Forensic Architecture, a UK-based investigative rights group that helped prepare the legal complaint, created a 3D model of the struck building and identified the munition used in the strike as a GBU-39. It is a 250lb (115kg) guided bomb produced by the US and commonly used by Israel in attacks on Gaza and Lebanon.

The group said the analysis of the strike and the use of a guided munition highlighted the targeted nature of the attack and demonstrated the Israeli army’s responsibility for it.

A digital model of the north and east sides of the Cherri building after the attack. Illustration: Forensic Architecture

Amnesty International said the civil complaint in France was a “rare opportunity” to hold Israel to account.

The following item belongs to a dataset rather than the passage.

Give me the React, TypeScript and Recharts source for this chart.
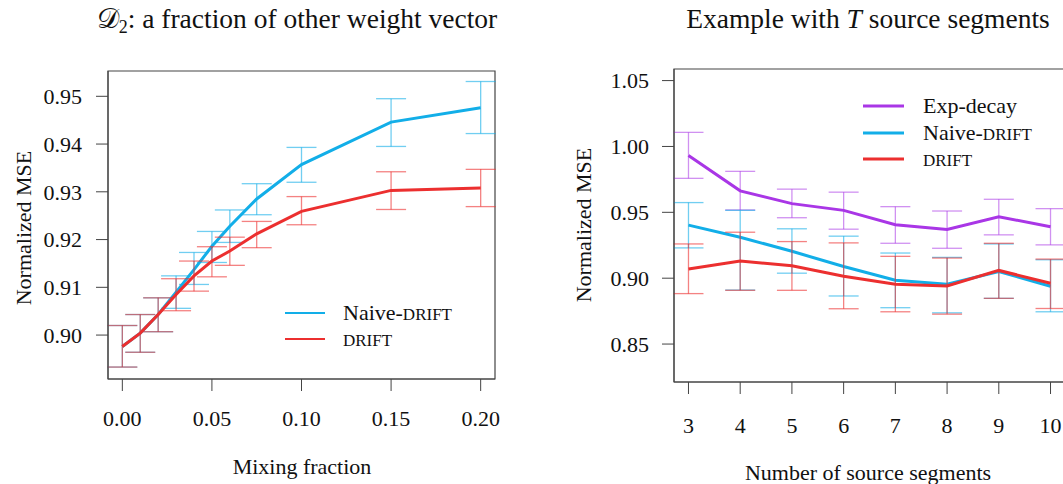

Heba Morayef, Amnesty International’s regional director for the Middle East and north Africa, said: “Amidst a longstanding pattern of serious violations of international humanitarian law by Israeli forces in Lebanon, and as Israel once again steps up its attacks, if war crimes unit prosecutors open an investigation into this complaint, this would offer a rare opportunity to examine Israel’s actions in a European court given the general impunity it usually enjoys.”

To Cherri, the case was also of importance because of renewed fighting between Israel and Lebanon, where he sees similar cases to the bombing of his parents’ home being repeated.

On 2 March, Hezbollah launched rockets at Israel. Israel then launched an aerial campaign and ground invasion of Lebanon, which has killed 1,318 people so far.

Mohammed Shehab, a photographer who worked with Forensic Architecture to film and model the Cherri family’s apartment building, was killed in an Israeli strike on his home on 11 March. The strike also killed his three-month-old daughter and critically injured his wife, in what Forensic Architecture called “circumstances similar” to the strike on the Cherri home.

Cherri said that while he was not optimistic that anyone in Israel would be held criminally liable for the strike on his family’s building, he still felt that filing the case was important.

“Either you accept that you’re a victim and accept your fate, like unfortunately a lot of Lebanese have to do. Or you take it as a responsibility for all the other people who can’t go through this legal process,” he said.